Il risultato è un perfetto affresco della Francia degli inizi del novecento, tra la belle epoque e la prima guerra mondiale, che stilisticamente ricorda Il Gattopardo di Visconti. Un ritratto fedele dell’alta società del tempo, ottenuto grazie alla pedissequa ricostruzione scenografica, cui ha contribuito lo stesso Ruiz, di salotti frequentati da principi e nobildonne, dove un giovane Marcel Proust si muove spaesato, districandosi tra i pettegolezzi e le chiacchiere senza senso di un mondo vuoto e superficiale, stabilimenti elioterapici in cui lo scrittore andava da ragazzo con la madre, ville con carrozze e cavalli, case chiuse in cui si prostituiscono giovani reduci dal fronte per soli uomini, personaggi fittizi e forse alter ego su cui proiettare un’inconfessabile omosessualità, e così via.

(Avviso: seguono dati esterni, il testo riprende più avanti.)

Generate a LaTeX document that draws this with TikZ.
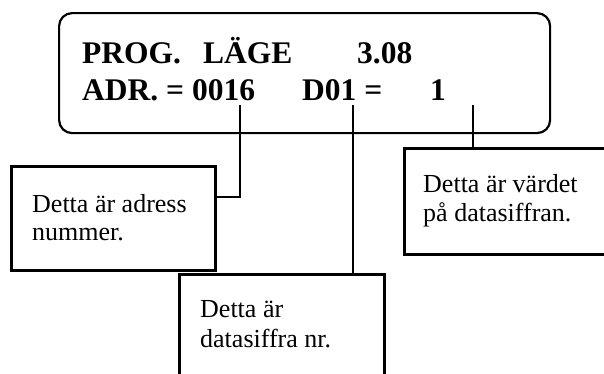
\documentclass[tikz,border=0pt]{standalone}
\usepackage{fontspec}
\setmainfont{Liberation Serif}
\begin{document}
\begin{tikzpicture}[x=1pt,y=-1pt,
  boxstyle/.style={draw=black,line width=2.6pt,rectangle,inner sep=0pt,anchor=north west},
  dispstyle/.style={draw=black,line width=2.2pt,rectangle,rounded corners=13pt,inner sep=0pt,anchor=north west},
  bigtxt/.style={anchor=base west,inner sep=0pt,font=\fontsize{31.5}{37}\selectfont\bfseries},
  smalltxt/.style={anchor=base west,inner sep=0pt,font=\fontsize{26}{29}\selectfont},
  conn/.style={draw=black,line width=2.6pt}]
\useasboundingbox (0,0) rectangle (604,373);
\clip (0,0) rectangle (604,373);
\fill[white] (0,0) rectangle (604,373);
% display
\node[dispstyle,minimum width=491pt,minimum height=120pt] (disp) at (58,12) {};
\node[bigtxt] (prog) at (82,63) {PROG.};
\node[bigtxt] (lage) at (203,63) {LÄGE};
\node[bigtxt] (ver) at (357,63) {3.08};
\node[bigtxt] (adr) at (82,100) {ADR. = 0016};
\node[bigtxt] (dno) at (302,100) {D01 =};
\node[bigtxt] (val) at (430,100) {1};
% boxes
\node[boxstyle,minimum width=204pt,minimum height=104pt] (addr) at (10,165) {};
\node[boxstyle,minimum width=205pt,minimum height=120pt] (data) at (178,273) {};
\node[boxstyle,minimum width=230pt,minimum height=106pt] (valbox) at (403,147) {};
\node[smalltxt] (a1) at (32,212) {Detta är adress};
\node[smalltxt] (a2) at (32,240) {nummer.};
\node[smalltxt] (d1) at (200,317) {Detta är};
\node[smalltxt] (d2) at (200,347) {datasiffra nr.};
\node[smalltxt] (v1) at (423,192) {Detta är värdet};
\node[smalltxt] (v2) at (423,221) {på datasiffran.};
% connectors
\coordinate (c1) at (240,105);
\coordinate (c2) at (353,105);
\coordinate (c3) at (473,105);
\draw[conn] (c1) |- ([yshift=-32pt]addr.north east);
\draw[conn] (c2) -- (c2 |- data.north);
\draw[conn] (c3) -- (c3 |- valbox.north);
\end{tikzpicture}
\end{document}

Frustrante, per chi non abbia letto Il Tempo ritrovato, la ricerca di senso in un racconto non lineare, in cui si sovrappongono costantemente immagini del passato e del presente, affollato di personaggi variegati, interpretati peraltro da un cast di grandi attori, in cui spicca Malkovich nel ruolo del barone di Charlus, il personaggio meglio riuscito del film.
L’opera rimane impenetrabile, fredda come il marmo di una bella scultura neoclassica, non coinvolge, non commuove, se non nell’ultima sequenza, ma è oramai troppo tardi.
Dove sia finito il Ruiz visionario, poetico, onirico, surreale, di Le tre corone del marinaio non è dato sapere. Forse condizionato dai mezzi messigli generosamente a disposizione dalla produzione, intimidito dai nomi altisonanti del cast, avrà pensato che era meglio non rischiare ed ha sbagliato cadendo in una regia convenzionale ed estetizzante con rari sprazzi di genialità.